» Exercise task
Can you transcribe every line exactly and leave the pictures behind?

## begin

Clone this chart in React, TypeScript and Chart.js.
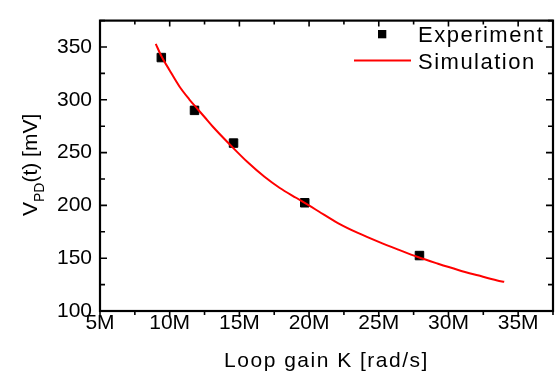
import React, { useEffect, useRef } from 'react';
import { Chart, registerables } from 'chart.js';

Chart.register(...registerables);

// Loop gain K in M rad/s, V_PD in mV
const expK = [9.4, 11.78, 14.58, 19.69, 27.92];
const expV = [340, 290, 259, 202.5, 152.5];
const simK = [9.0, 9.4, 10.0, 10.7, 11.4, 11.9, 12.5, 13.1, 14.4, 15.6, 16.8, 17.9, 19.1, 20.2, 20.7, 22.1, 23.5, 25.0, 26.4, 27.8, 29.2, 30.7, 32.1, 33.5, 34.0];
const simV = [353, 341.5, 327.8, 312.6, 300.5, 292.8, 283.7, 274.5, 256.5, 240.8, 227.1, 216.5, 207, 198.3, 194.2, 183, 173.9, 165.4, 158.1, 151.1, 145, 138.9, 133.8, 128.9, 127.6];
const seriesLabels = ['Experiment', 'Simulation'];
const xTitle = 'Loop gain K [rad/s]';
const yTitleParts = ['V', 'PD', '(t) [mV]'];

const FONT = '"Liberation Sans", Arial, sans-serif';

const framePlugin = {
  id: 'framePlugin',
  beforeInit(chart: any) {
    chart.ctx.letterSpacing = '1.5px';
  },
  afterDraw(chart: any) {
    const ctx = chart.ctx as CanvasRenderingContext2D;
    const { left, right, top, bottom } = chart.chartArea;
    const xs = chart.scales.x;
    const ys = chart.scales.y;
    ctx.save();
    ctx.strokeStyle = '#000';
    ctx.lineWidth = 2.2;
    ctx.strokeRect(left, top, right - left, bottom - top);
    ctx.lineWidth = 1.6;
    ctx.beginPath();
    const xt = xs.ticks.map((t: any) => t.value);
    const xMinor: number[] = [];
    for (let v = xs.min + 2.5; v <= xs.max + 1e-9; v += 5) xMinor.push(v);
    xt.forEach((v: number) => {
      const p = xs.getPixelForValue(v);
      ctx.moveTo(p, bottom); ctx.lineTo(p, bottom + 6);
      ctx.moveTo(p, top); ctx.lineTo(p, top + 6);
    });
    xMinor.forEach((v) => {
      const p = xs.getPixelForValue(v);
      ctx.moveTo(p, bottom); ctx.lineTo(p, bottom + 4);
      ctx.moveTo(p, top); ctx.lineTo(p, top + 4);
    });
    const yt = ys.ticks.map((t: any) => t.value);
    const yMinor: number[] = [];
    for (let v = ys.min + 25; v <= ys.max + 1e-9; v += 50) yMinor.push(v);
    yt.forEach((v: number) => {
      const p = ys.getPixelForValue(v);
      ctx.moveTo(left, p); ctx.lineTo(left + 7, p);
      ctx.moveTo(right, p); ctx.lineTo(right - 7, p);
    });
    yMinor.forEach((v) => {
      const p = ys.getPixelForValue(v);
      ctx.moveTo(left, p); ctx.lineTo(left + 5, p);
      ctx.moveTo(right, p); ctx.lineTo(right - 5, p);
    });
    ctx.stroke();

    // x title
    ctx.fillStyle = '#000';
    ctx.font = `21px ${FONT}`;
    ctx.textAlign = 'center';
    ctx.textBaseline = 'alphabetic';
    (ctx as any).letterSpacing = '1.5px';
    ctx.fillText(xTitle, (left + right) / 2, 367);

    // legend
    const ds = chart.data.datasets;
    ctx.font = `22px ${FONT}`;
    ctx.textAlign = 'left';
    ctx.fillStyle = ds[0].backgroundColor;
    ctx.fillRect(378, 30, 8.3, 8.3);
    ctx.fillStyle = '#000';
    ctx.fillText(ds[0].label, 418, 41.5);
    ctx.strokeStyle = ds[1].borderColor;
    ctx.lineWidth = 2;
    ctx.beginPath();
    ctx.moveTo(354, 60.5); ctx.lineTo(411, 60.5);
    ctx.stroke();
    ctx.fillText(ds[1].label, 418, 68.5);

    // y title (rotated, with subscript)
    (ctx as any).letterSpacing = '0px';
    ctx.translate(37, 216);
    ctx.rotate(-Math.PI / 2);
    ctx.font = `21px ${FONT}`;
    ctx.fillText(yTitleParts[0], 0, 0);
    let x = ctx.measureText(yTitleParts[0]).width;
    ctx.font = `14px ${FONT}`;
    ctx.fillText(yTitleParts[1], x, 7);
    x += ctx.measureText(yTitleParts[1]).width;
    ctx.font = `21px ${FONT}`;
    ctx.fillText(yTitleParts[2], x, 0);
    ctx.restore();
  },
};

export default function App() {
  const ref = useRef<HTMLCanvasElement | null>(null);
  useEffect(() => {
    document.body.style.margin = '0';
    const canvas = ref.current!;
    const chart = new Chart(canvas, {
      type: 'scatter',
      data: {
        datasets: [
          {
            label: seriesLabels[0],
            data: expK.map((k, i) => ({ x: k, y: expV[i] })),
            pointStyle: 'rect',
            pointRadius: 6,
            pointBorderWidth: 1,
            backgroundColor: '#000000',
            borderColor: '#000000',
            order: 2,
          },
          {
            label: seriesLabels[1],
            data: simK.map((k, i) => ({ x: k, y: simV[i] })),
            showLine: true,
            pointRadius: 0,
            borderColor: '#ff0000',
            backgroundColor: '#ff0000',
            borderWidth: 2,
            cubicInterpolationMode: 'monotone',
            order: 1,
          } as any,
        ],
      },
      options: {
        animation: false,
        responsive: false,
        maintainAspectRatio: false,
        events: [],
        layout: { padding: { left: 0, top: 9, right: 2, bottom: 0 } },
        plugins: { legend: { display: false }, tooltip: { enabled: false } },
        scales: {
          x: {
            type: 'linear',
            min: 5,
            max: 37.5,
            grid: { display: false, drawTicks: false },
            border: { display: false },
            ticks: {
              stepSize: 5,
              includeBounds: false,
              padding: 0,
              maxRotation: 0,
              color: '#000',
              font: { size: 21, family: FONT },
              callback: (v: any) => `${v}M`,
            },
            afterFit: (s: any) => { s.height = 65; },
          },
          y: {
            type: 'linear',
            min: 100,
            max: 375,
            grid: { display: false, drawTicks: false },
            border: { display: false },
            ticks: {
              stepSize: 50,
              includeBounds: false,
              padding: 8,
              color: '#000',
              font: { size: 21, family: FONT },
            },
            afterFit: (s: any) => { s.width = 100; },
          },
        },
      },
      plugins: [framePlugin],
    });
    return () => chart.destroy();
  }, []);
  return <canvas ref={ref} width={560} height={376} style={{ display: 'block' }} />;
}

## end

» Completed task
Clone this chart in React, TypeScript and Chart.js.
import React, { useEffect, useRef } from 'react';
import { Chart, registerables } from 'chart.js';

Chart.register(...registerables);

// Loop gain K in M rad/s, V_PD in mV
const expK = [9.4, 11.78, 14.58, 19.69, 27.92];
const expV = [340, 290, 259, 202.5, 152.5];
const simK = [9.0, 9.4, 10.0, 10.7, 11.4, 11.9, 12.5, 13.1, 14.4, 15.6, 16.8, 17.9, 19.1, 20.2, 20.7, 22.1, 23.5, 25.0, 26.4, 27.8, 29.2, 30.7, 32.1, 33.5, 34.0];
const simV = [353, 341.5, 327.8, 312.6, 300.5, 292.8, 283.7, 274.5, 256.5, 240.8, 227.1, 216.5, 207, 198.3, 194.2, 183, 173.9, 165.4, 158.1, 151.1, 145, 138.9, 133.8, 128.9, 127.6];
const seriesLabels = ['Experiment', 'Simulation'];
const xTitle = 'Loop gain K [rad/s]';
const yTitleParts = ['V', 'PD', '(t) [mV]'];

const FONT = '"Liberation Sans", Arial, sans-serif';

const framePlugin = {
  id: 'framePlugin',
  beforeInit(chart: any) {
    chart.ctx.letterSpacing = '1.5px';
  },
  afterDraw(chart: any) {
    const ctx = chart.ctx as CanvasRenderingContext2D;
    const { left, right, top, bottom } = chart.chartArea;
    const xs = chart.scales.x;
    const ys = chart.scales.y;
    ctx.save();
    ctx.strokeStyle = '#000';
    ctx.lineWidth = 2.2;
    ctx.strokeRect(left, top, right - left, bottom - top);
    ctx.lineWidth = 1.6;
    ctx.beginPath();
    const xt = xs.ticks.map((t: any) => t.value);
    const xMinor: number[] = [];
    for (let v = xs.min + 2.5; v <= xs.max + 1e-9; v += 5) xMinor.push(v);
    xt.forEach((v: number) => {
      const p = xs.getPixelForValue(v);
      ctx.moveTo(p, bottom); ctx.lineTo(p, bottom + 6);
      ctx.moveTo(p, top); ctx.lineTo(p, top + 6);
    });
    xMinor.forEach((v) => {
      const p = xs.getPixelForValue(v);
      ctx.moveTo(p, bottom); ctx.lineTo(p, bottom + 4);
      ctx.moveTo(p, top); ctx.lineTo(p, top + 4);
    });
    const yt = ys.ticks.map((t: any) => t.value);
    const yMinor: number[] = [];
    for (let v = ys.min + 25; v <= ys.max + 1e-9; v += 50) yMinor.push(v);
    yt.forEach((v: number) => {
      const p = ys.getPixelForValue(v);
      ctx.moveTo(left, p); ctx.lineTo(left + 7, p);
      ctx.moveTo(right, p); ctx.lineTo(right - 7, p);
    });
    yMinor.forEach((v) => {
      const p = ys.getPixelForValue(v);
      ctx.moveTo(left, p); ctx.lineTo(left + 5, p);
      ctx.moveTo(right, p); ctx.lineTo(right - 5, p);
    });
    ctx.stroke();

    // x title
    ctx.fillStyle = '#000';
    ctx.font = `21px ${FONT}`;
    ctx.textAlign = 'center';
    ctx.textBaseline = 'alphabetic';
    (ctx as any).letterSpacing = '1.5px';
    ctx.fillText(xTitle, (left + right) / 2, 367);

    // legend
    const ds = chart.data.datasets;
    ctx.font = `22px ${FONT}`;
    ctx.textAlign = 'left';
    ctx.fillStyle = ds[0].backgroundColor;
    ctx.fillRect(378, 30, 8.3, 8.3);
    ctx.fillStyle = '#000';
    ctx.fillText(ds[0].label, 418, 41.5);
    ctx.strokeStyle = ds[1].borderColor;
    ctx.lineWidth = 2;
    ctx.beginPath();
    ctx.moveTo(354, 60.5); ctx.lineTo(411, 60.5);
    ctx.stroke();
    ctx.fillText(ds[1].label, 418, 68.5);

    // y title (rotated, with subscript)
    (ctx as any).letterSpacing = '0px';
    ctx.translate(37, 216);
    ctx.rotate(-Math.PI / 2);
    ctx.font = `21px ${FONT}`;
    ctx.fillText(yTitleParts[0], 0, 0);
    let x = ctx.measureText(yTitleParts[0]).width;
    ctx.font = `14px ${FONT}`;
    ctx.fillText(yTitleParts[1], x, 7);
    x += ctx.measureText(yTitleParts[1]).width;
    ctx.font = `21px ${FONT}`;
    ctx.fillText(yTitleParts[2], x, 0);
    ctx.restore();
  },
};

export default function App() {
  const ref = useRef<HTMLCanvasElement | null>(null);
  useEffect(() => {
    document.body.style.margin = '0';
    const canvas = ref.current!;
    const chart = new Chart(canvas, {
      type: 'scatter',
      data: {
        datasets: [
          {
            label: seriesLabels[0],
            data: expK.map((k, i) => ({ x: k, y: expV[i] })),
            pointStyle: 'rect',
            pointRadius: 6,
            pointBorderWidth: 1,
            backgroundColor: '#000000',
            borderColor: '#000000',
            order: 2,
          },
          {
            label: seriesLabels[1],
            data: simK.map((k, i) => ({ x: k, y: simV[i] })),
            showLine: true,
            pointRadius: 0,
            borderColor: '#ff0000',
            backgroundColor: '#ff0000',
            borderWidth: 2,
            cubicInterpolationMode: 'monotone',
            order: 1,
          } as any,
        ],
      },
      options: {
        animation: false,
        responsive: false,
        maintainAspectRatio: false,
        events: [],
        layout: { padding: { left: 0, top: 9, right: 2, bottom: 0 } },
        plugins: { legend: { display: false }, tooltip: { enabled: false } },
        scales: {
          x: {
            type: 'linear',
            min: 5,
            max: 37.5,
            grid: { display: false, drawTicks: false },
            border: { display: false },
            ticks: {
              stepSize: 5,
              includeBounds: false,
              padding: 0,
              maxRotation: 0,
              color: '#000',
              font: { size: 21, family: FONT },
              callback: (v: any) => `${v}M`,
            },
            afterFit: (s: any) => { s.height = 65; },
          },
          y: {
            type: 'linear',
            min: 100,
            max: 375,
            grid: { display: false, drawTicks: false },
            border: { display: false },
            ticks: {
              stepSize: 50,
              includeBounds: false,
              padding: 8,
              color: '#000',
              font: { size: 21, family: FONT },
            },
            afterFit: (s: any) => { s.width = 100; },
          },
        },
      },
      plugins: [framePlugin],
    });
    return () => chart.destroy();
  }, []);
  return <canvas ref={ref} width={560} height={376} style={{ display: 'block' }} />;
}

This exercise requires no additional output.